Nessa direção entendemos que, assistentes sociais que atuam com
permanência estudantil no ensino superior, precisam desenvolver algumas
ações estruturantes que garantam às pessoas negras discentes, condições de
permanência estudantil. Trata-se de ações pautadas no compromisso com a
equidade, acessibilidade, inclusão e pertencimento e não apenas de busca da
igualdade.


A guisa de conclusão desse texto, eu quero pontuar três aspectos que
possibilitam para assistentes sociais trabalharem na perspectiva do
entendimento de que existe uma questão racial negra na universidade e que
esta é uma questão de permanência estudantil.


O primeiro aspecto diz respeito a visibilidade da questão racial negra nas
ações do Serviço Social na permanência estudantil
nas universidades. As
demandas da população negra não podem ser registradas sem fazer referência
ao grupo racial a que esta população pertence. Ou seja, quando discentes
procuram o Serviço Social para queixar-se de, estar sofrendo “cancelamento”,
ou quando procuram o Serviço Social para solicitar auxílio emergencial, o
pertencimento racial desses discentes é fundamental para compreensão da
realidade vivenciada. Então, para que o Serviço Social na permanência
estudantil desenvolva ações para equidade e pertencimento racial é preciso
enxergar a questão racial nas demandas do cotidiano.

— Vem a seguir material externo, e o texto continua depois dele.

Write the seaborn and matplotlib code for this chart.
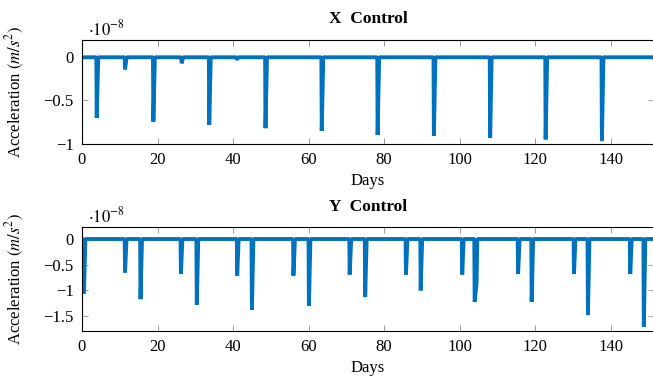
import matplotlib
matplotlib.use('Agg')
from matplotlib import pyplot as plt
from matplotlib.ticker import FuncFormatter
import pandas as pd
import seaborn as sns

# spike days / depths, in units of 1e-8 m/s^2
x_spike_days = [3.9, 11.4, 18.9, 26.4, 33.7, 41.0, 48.6, 63.5, 78.3, 93.2, 108.1, 122.8, 137.7]
x_spike_vals = [-0.70, -0.14, -0.745, -0.07, -0.78, -0.03, -0.82, -0.85, -0.90, -0.91, -0.93, -0.95, -0.97]

y_spike_days = [0.5, 11.4, 15.5, 26.2, 30.4, 41.1, 45.0, 56.0, 60.1, 70.9, 75.0,
                85.8, 89.7, 100.7, 104.0, 115.5, 119.1, 130.3, 134.0, 145.2, 148.8]
y_spike_vals = [-1.06, -0.65, -1.17, -0.68, -1.28, -0.71, -1.38, -0.71, -1.30, -0.69, -1.13,
                -0.69, -1.00, -0.69, -1.22, -0.68, -1.22, -0.68, -1.48, -0.68, -1.71]
# shoulder on the way back up after the day-104 burn
y_tail_day = 104.5
y_tail_val = -0.86

x_ticks = [0, 20, 40, 60, 80, 100, 120, 140]
x_yticks = [-1, -0.5, 0]
y_yticks = [-1.5, -1, -0.5, 0]
end_day = 152


def series(days, vals, tail=None):
    t, a = [0.0], [0.0]
    for d, v in zip(days, vals):
        t += [max(d - 0.1, 0.0), d]
        a += [0.0, v]
        if tail is not None and tail[0] > d and tail[0] - d < 1:
            t.append(tail[0])
            a.append(tail[1])
            t.append(tail[0] + 0.2)
        else:
            t.append(d + 0.4)
        a.append(0.0)
    t.append(end_day)
    a.append(0.0)
    return pd.DataFrame({'day': t, 'acc': a})


df_x = series(x_spike_days, x_spike_vals)
df_y = series(y_spike_days, y_spike_vals, (y_tail_day, y_tail_val))

sns.set_style('ticks')
plt.rcParams['font.family'] = ['Liberation Serif', 'DejaVu Serif']
plt.rcParams['mathtext.fontset'] = 'stix'
plt.rcParams['axes.unicode_minus'] = True
plt.rcParams['text.color'] = 'black'
plt.rcParams['axes.labelcolor'] = 'black'

blue = '#0072BD'
fmt = FuncFormatter(lambda v, p: ('%g' % v).replace('-', '\u2212'))

f = plt.figure(figsize=(6.53, 3.79), dpi=100)
ax1 = f.add_axes([82 / 653, 1 - 143.7 / 379, 572 / 653, 103.7 / 379])
ax2 = f.add_axes([82 / 653, 1 - 331 / 379, 572 / 653, 103.7 / 379])

for ax, df, title, ylim, yt in [(ax1, df_x, 'X  Control', (-1.0, 0.2), x_yticks),
                                (ax2, df_y, 'Y  Control', (-1.79, 0.228), y_yticks)]:
    sns.lineplot(data=df, x='day', y='acc', ax=ax, color=blue, linewidth=2.8,
                 estimator=None, sort=False, solid_joinstyle='bevel',
                 solid_capstyle='butt')
    ax.set_xlim(0, 151.5)
    ax.set_ylim(*ylim)
    ax.set_xticks(x_ticks)
    ax.set_yticks(yt)
    ax.yaxis.set_major_formatter(fmt)
    ax.tick_params(direction='in', length=4, width=0.6, color='#8c8c8c',
                   top=True, right=True, labelsize=12, pad=6, labelcolor='black')
    for s in ax.spines.values():
        s.set_linewidth(0.8)
        s.set_color('black')
    ax.set_title(title, fontsize=12.5, fontweight='bold', pad=12, color='black')
    ax.set_xlabel('Days', fontsize=12)
    ax.xaxis.set_label_coords(0.5, -0.28)
    ax.xaxis.label.set_va('top')
    ax.set_ylabel(r'Acceleration $(m/s^2)$', fontsize=12)
    ax.yaxis.set_label_coords(-0.098, 0.5)
    ax.text(0.01, 1.045, r'$\cdot 10^{-8}$', transform=ax.transAxes,
            fontsize=12, ha='left', va='baseline', color='black')

plt.savefig('out.png', dpi=100)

O segundo aspecto diz respeito ao registro técnico das demandas que se
relacionam com a questão racial
. Ainda que muitas vezes se perceba a questão racial nas ações do cotidiano, essa demanda não é registrada nos
diários de trabalho, relatórios, planos e projetos. Como trabalhar uma questão
que não existe “oficialmente”?


O terceiro aspecto faz referência a necessidade de conhecer efetivamente
as pessoas com as quais se trabalha
, e nesse texto, estou me referindo
especificamente as pessoas negras. Quem são essas pessoas discentes?
Quais os interesses e expectativas delas? Como podemos desenvolver ações
que de fato contemplem as necessidades delas?


A partir dessas aproximações é possível começar a pensar em um trabalho na
permanência estudantil que reconheça a questão racial negra, de fato, na
universidade. Como fazer esse trabalho? Esse é assunto para outro post.